1. Be open to inspiration. 

Crystalize the current problem in your mind, and be open to seemingly random or off-topic thoughts that ping your brain. You never know where inspiration will come from. When you immerse yourself in your client’s strategy and plan, ideas come to you. Not all are good, and you don’t have time to do them all, but you allow inspiration to find you.

2. Train team members to think about global solutions. 

Global solutions aren’t limited to location. What operations solutions could help solve a marketing problem? How can your experience in real estate translate into an implementation plan for an architect? Train your team to consider how their knowledge and skills can be transferred to projects outside of their wheelhouses.

3. Discuss lessons learned but never forget to celebrate wins big and small.

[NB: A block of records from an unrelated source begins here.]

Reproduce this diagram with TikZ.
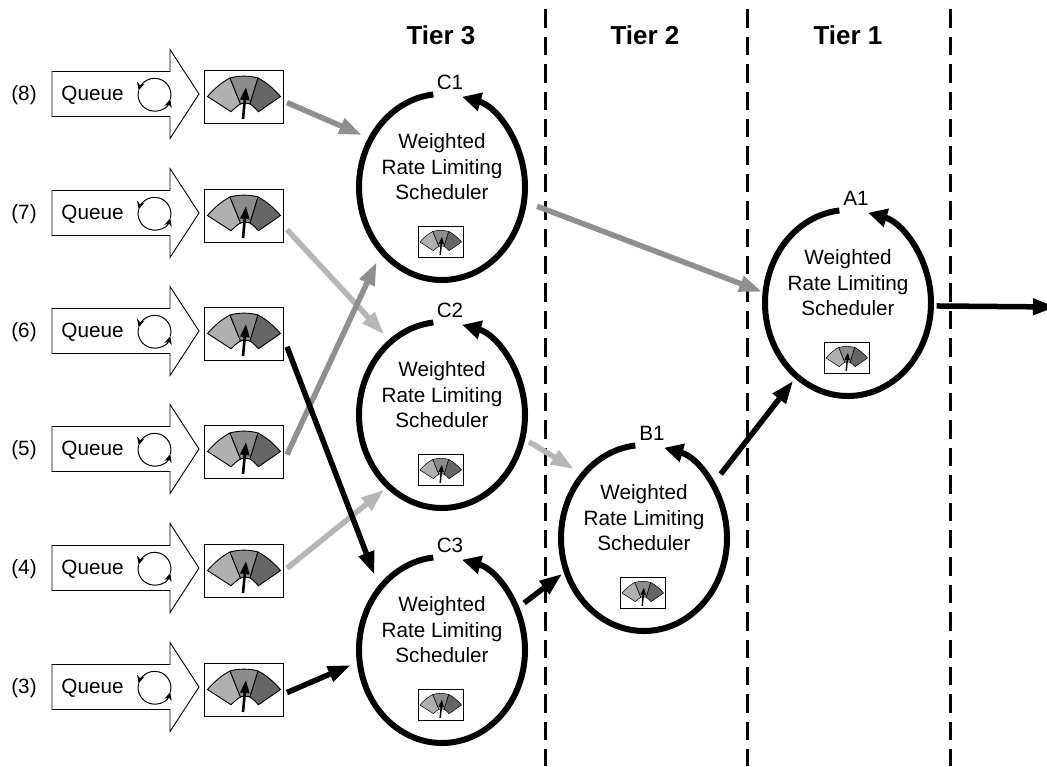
\documentclass[tikz,border=0pt]{standalone}
\usepackage{fontspec}
\setmainfont{Liberation Sans}
\usetikzlibrary{arrows.meta,shapes.geometric,calc}
\definecolor{gl}{HTML}{B0B0B0}
\definecolor{gm}{HTML}{8C8C8C}
\definecolor{gd}{HTML}{666666}
\definecolor{al}{HTML}{B6B6B6}
\definecolor{am}{HTML}{8F8F8F}
\tikzset{
  x=1pt,y=-1pt,
  lbl/.style={font=\fontsize{20.7}{25.5}\selectfont,inner sep=0pt,align=center},
  tier/.style={font=\fontsize{26}{30}\selectfont\bfseries,inner sep=0pt},
  divider/.style={line width=3pt,dash pattern=on 18.4pt off 9pt},
  ring/.style={line width=6pt,-{Triangle[length=19pt,width=18pt]}},
  link/.style={line width=5.5pt,-{Triangle[length=23pt,width=15.5pt]}},
  hub/.style={ellipse,minimum width=168pt,minimum height=188pt,inner sep=0pt,outer sep=0pt},
  gbox/.style={draw,fill=white,line width=.9pt,rectangle,inner sep=0pt,outer sep=0pt},
  cyc/.style={line width=1pt,-{Stealth[length=8pt,width=7.5pt]}},
}
% \gaugeat{name}{x}{y}{scale}
\newcommand{\gaugeat}[4]{%
  \node[gbox,minimum width=#4*79pt,minimum height=#4*53pt,outer sep=#4*4pt] (#1) at (#2,#3) {};
  \begin{scope}[shift={(#2,#3)},x=#4pt,y=-#4pt,line width=#4*.9pt]
    \filldraw[fill=gl] (-36,0) .. controls (-29,-8) and (-22,-14) .. (-13.5,-18.5) -- (-3,7.5) .. controls (-6,9) and (-9,12) .. (-12.5,15.2) -- cycle;
    \filldraw[fill=gm] (-13.5,-18.5) .. controls (-5,-21) and (6,-21) .. (14.5,-18.5) -- (6.5,7.5) .. controls (4,6.5) and (-1,6.5) .. (-3,7.5) -- cycle;
    \filldraw[fill=gd] (14.5,-18.5) .. controls (23,-14) and (30,-8) .. (37,0) -- (15,15.2) .. controls (12,12) and (9,9) .. (6.5,7.5) -- cycle;
    \draw[line width=#4*2.6pt,-{Triangle[length=#4*13pt,width=#4*9pt]}] (-0.5,22.5) -- (2.5,-9.5);
  \end{scope}}
% \rowat{num}{y}
\newcommand{\rowat}[2]{%
  \node[lbl] (n#1) at (24,#2+1.5) {(#1)};
  \draw[line width=.9pt,fill=white] (52,#2-22.5) -- (170,#2-22.5) -- (170,#2-44.5) -- (199,#2) -- (170,#2+44.5) -- (170,#2+22.5) -- (52,#2+22.5) -- cycle;
  \node[lbl] (q#1) at (92.5,#2+1) {Queue};
  \draw[cyc] ([shift={(195:16.4)}]154.5,#2+.7) arc[start angle=195,end angle=16,radius=16.4];
  \draw[cyc] ([shift={(16:16.4)}]154.5,#2+.7) arc[start angle=16,end angle=-165,radius=16.4];
  \gaugeat{g#1}{243.5}{#2+2.5}{1}}
% \hubat{name}{label}{x}{y}
\newcommand{\hubat}[4]{%
  \node[hub] (#1) at (#3,#4) {};
  \node[lbl] (#1t) at (#3,#4-20) {Weighted\\Rate Limiting\\Scheduler};
  \node[lbl] (#1l) at (#3+8,#4-105) {#2};
  \draw[ring] ([shift={(-96:83 and 93)}]#3,#4) arc[start angle=-96,end angle=-436,x radius=83,y radius=93];
  \gaugeat{#1g}{#3-1.5}{#4+55}{.57}}
\begin{document}
\begin{tikzpicture}
\useasboundingbox (0,0) rectangle (1047,766);
\fill[white] (0,0) rectangle (1047,766);
\foreach \xx/\nm in {545/d1,747.5/d2,950/d3}{
  \coordinate (\nm a) at (\xx,9.4);
  \coordinate (\nm b) at (\xx,766);
  \draw[divider] (\nm a) -- (\nm b);
}
\node[tier] (t3) at (441,35) {Tier 3};
\node[tier] (t2) at (645,35) {Tier 2};
\node[tier] (t1) at (848,35) {Tier 1};
\rowat{8}{94}
\rowat{7}{213}
\rowat{6}{331}
\rowat{5}{449}
\rowat{4}{568}
\rowat{3}{687}
\hubat{c1}{C1}{442}{187}
\hubat{c2}{C2}{442}{415}
\hubat{c3}{C3}{442}{650}
\hubat{b1}{B1}{644}{538}
\hubat{a1}{A1}{848}{303}
\coordinate (out) at (1056,307);
\draw[link,color=am,shorten >=8.6pt] (g8.-8.5) -- (c1.146.7);
\draw[link,color=al,shorten >=9pt] (g7.-18.4) -- (c2.125.6);
\draw[link,color=am,shorten >=11pt] (g5.-4.6) -- (c1.-133.8);
\draw[link,color=al,shorten >=4.7pt] (g4.3.3) -- (c2.-127.8);
\draw[link,color=black,shorten >=13.5pt] (g6.-17.3) -- (c3.135.3);
\draw[link,color=black,shorten >=8.4pt] (g3.-4) -- (c3.-172.1);
\draw[link,color=am,shorten <=13pt,shorten >=2.5pt] (c1.-10.5) -- (a1.173.8);
\draw[link,color=al,shorten <=6.6pt,shorten >=9.8pt] (c2.-16) -- (b1.134);
\draw[link,color=black,shorten <=8.7pt,shorten >=3.9pt] (c3.29.2) -- (b1.-157.3);
\draw[link,color=black,shorten <=12.8pt,shorten >=4.7pt] (b1.38.1) -- (a1.-125);
\draw[link,color=black,shorten <=4.7pt] (a1.-2.7) -- (out);
\end{tikzpicture}
\end{document}
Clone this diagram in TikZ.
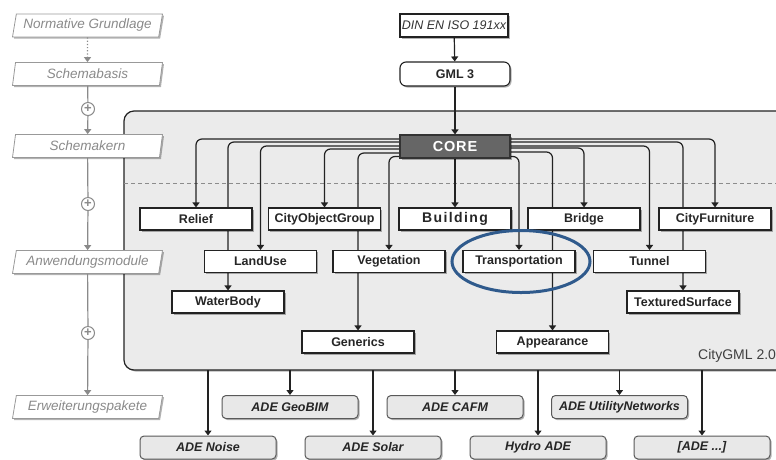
\documentclass[tikz,border=0pt]{standalone}
\usepackage{fontspec}
\setmainfont{Liberation Sans}
\usetikzlibrary{shapes.geometric,shadows,arrows.meta}
\definecolor{linecol}{HTML}{222222}
\definecolor{panel}{HTML}{EBEBEB}
\definecolor{labgray}{HTML}{8A8A8A}
\definecolor{ringblue}{HTML}{2F5A8C}
\definecolor{corefill}{HTML}{666666}
\definecolor{adefill}{HTML}{E8E8E8}
\pgfdeclarelayer{panellayer}
\pgfdeclarelayer{linelayer}
\pgfsetlayers{panellayer,linelayer,main}
\begin{document}
\begin{tikzpicture}[x=1pt,y=-1pt,
 shade/.style={drop shadow={shadow xshift=1.5pt,shadow yshift=-1.5pt,opacity=.3,fill=black}},
 modbox/.style={draw=linecol,line width=1.1pt,fill=white,minimum width=112pt,minimum height=22pt,inner sep=0pt,font=\fontsize{12.5}{14}\selectfont\bfseries,text=black!85,shade},
 adebox/.style={draw=black!65,line width=1pt,fill=adefill,rounded corners=4pt,minimum width=136pt,minimum height=23pt,inner sep=0pt,font=\fontsize{12.5}{14}\selectfont\bfseries\itshape,text=black!85,shade},
 layer/.style={trapezium,trapezium left angle=73,trapezium right angle=107,trapezium stretches body,draw=black!40,line width=.8pt,fill=white,minimum width=150pt,minimum height=23pt,inner sep=0pt,font=\fontsize{13.5}{15}\selectfont\itshape,text=labgray,shade},
 conn/.style={draw=linecol,line width=1.2pt,rounded corners=6pt},
 arr/.style={conn,-{Triangle[width=7pt,length=5pt]}},
 garr/.style={draw=labgray,line width=1.2pt,-{Triangle[width=7pt,length=5pt]}},
 plus/.style={circle,draw=labgray,line width=1pt,fill=white,minimum size=13pt,inner sep=0pt,font=\bfseries\fontsize{13}{13}\selectfont,text=labgray},
]
\useasboundingbox (0,0) rectangle (776,459);

% main panel
\begin{pgfonlayer}{panellayer}
\path[fill=panel,draw=linecol,line width=1.2pt,rounded corners=10pt,shade] (124,111) rectangle (810,370);
\draw[black!45,line width=.8pt,dash pattern=on 4pt off 3pt] (124,183) -- (776,183);
\end{pgfonlayer}
\coordinate (pbot) at (0,370);

% left column
\node[layer] (norm) at (87.5,25.5) {Normative Grundlage};
\node[layer] (basis) at (87.5,74) {Schemabasis};
\node[layer] (kern) at (87.5,146) {Schemakern};
\node[layer] (anw) at (87.5,262) {Anwendungsmodule};
\node[layer] (erw) at (87.5,407) {Erweiterungspakete};
\node[plus] (p1) at (88,109) {+};
\node[plus] (p2) at (88,204) {+};
\node[plus] (p3) at (88,333) {+};
\draw[garr,dotted] (norm) -- (basis);
\draw[garr] (basis) -- (p1) -- (kern);
\draw[garr] (kern) -- (p2) -- (anw);
\draw[garr] (anw) -- (p3) -- (erw);

% top
\node[draw=linecol,line width=1.1pt,fill=white,minimum width=108pt,minimum height=23pt,inner sep=0pt,font=\fontsize{12.5}{14}\selectfont\itshape,text=black!80,shade] (din) at (454,25.5) {DIN EN ISO 191xx};
\node[modbox,rounded corners=6pt,minimum width=110pt,minimum height=24pt] (gml) at (455,74) {GML 3};
\node[modbox,fill=corefill,draw=black!80,text=white,minimum width=110pt,minimum height=23pt,font=\fontsize{14.5}{16}\selectfont\bfseries\addfontfeature{LetterSpace=6}] (core) at (455,146.5) {CORE};

% modules
\node[modbox] (relief) at (196,219) {Relief};
\node[modbox] (cog) at (324.5,219) {CityObjectGroup};
\node[modbox,font=\fontsize{14}{16}\selectfont\bfseries\addfontfeature{LetterSpace=10}] (building) at (455,219) {Building};
\node[modbox] (bridge) at (584,219) {Bridge};
\node[modbox] (furniture) at (715,219) {CityFurniture};
\node[modbox] (landuse) at (260.5,261.5) {LandUse};
\node[modbox] (vegetation) at (389,261.5) {Vegetation};
\node[modbox] (transport) at (519,261.5) {Transportation};
\node[modbox] (tunnel) at (649.5,261.5) {Tunnel};
\node[modbox] (waterbody) at (228,302) {WaterBody};
\node[modbox] (textured) at (683,302) {TexturedSurface};
\node[modbox] (generics) at (358,342) {Generics};
\node[modbox] (appearance) at (552.5,342) {Appearance};

\node[anchor=west,inner sep=0pt,font=\fontsize{14}{16}\selectfont,text=black!75] (ver) at (698,356) {CityGML 2.0};

% ADE
\node[adebox] (geobim) at (290,407) {ADE GeoBIM};
\node[adebox] (cafm) at (455,407) {ADE CAFM};
\node[adebox] (utility) at (619.5,407) {ADE UtilityNetworks};
\node[adebox] (noise) at (208,447.5) {ADE Noise};
\node[adebox] (solar) at (373,447.5) {ADE Solar};
\node[adebox] (hydro) at (538,447.5) {Hydro ADE};
\node[adebox] (adex) at (702,447.5) {[ADE ...]};

\begin{pgfonlayer}{linelayer}
\draw[arr] (din) -- (gml);
\draw[arr] (gml) -- (core);
\draw[arr] (core) -- (building);
\draw[arr] ([yshift=7.5pt]core.west) -| (relief.north);
\draw[arr] ([yshift=4.5pt]core.west) -| (waterbody.north);
\draw[arr] ([yshift=0.5pt]core.west) -| (landuse.north);
\draw[arr] ([yshift=-2.5pt]core.west) -| (cog.north);
\draw[arr] ([yshift=-6.5pt]core.west) -| (generics.north);
\draw[arr] ([yshift=-10pt]core.west) -| (vegetation.north);
\draw[arr] ([yshift=7.5pt]core.east) -| (furniture.north);
\draw[arr] ([yshift=4.5pt]core.east) -| (textured.north);
\draw[arr] ([yshift=0.5pt]core.east) -| (tunnel.north);
\draw[arr] ([yshift=-1.5pt]core.east) -| (bridge.north);
\draw[arr] ([yshift=-5.5pt]core.east) -| (appearance.north);
\draw[arr] ([yshift=-10pt]core.east) -| (transport.north);
\draw[arr] (noise.north |- pbot) -- (noise.north);
\draw[arr] (geobim.north |- pbot) -- (geobim.north);
\draw[arr] (solar.north |- pbot) -- (solar.north);
\draw[arr] (cafm.north |- pbot) -- (cafm.north);
\draw[arr] (hydro.north |- pbot) -- (hydro.north);
\draw[arr] (utility.north |- pbot) -- (utility.north);
\draw[arr] (adex.north |- pbot) -- (adex.north);
\end{pgfonlayer}

% highlight
\node[ellipse,draw=ringblue,line width=3pt,minimum width=138pt,minimum height=62pt] (ring) at (521,261.5) {};
\end{tikzpicture}
\end{document}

Continuous improvement is important, but never forget to visibly appreciate the work your team did to accomplish a goal. Do you have a system for both collecting feedback and sharing wins? If not, this is a place where you can shape your company culture.

4. Don’t work in a silo. 

Bounce ideas off of a team member in another project or department to see if the diversified thinking can bring about a better solution. Make it a point to connect with others to get to know them as actual people who have lives outside of work.

Create a safe workplace environment that encourages new ideas and approaches, and you can build a company that has the potential to become an extraordinary market player.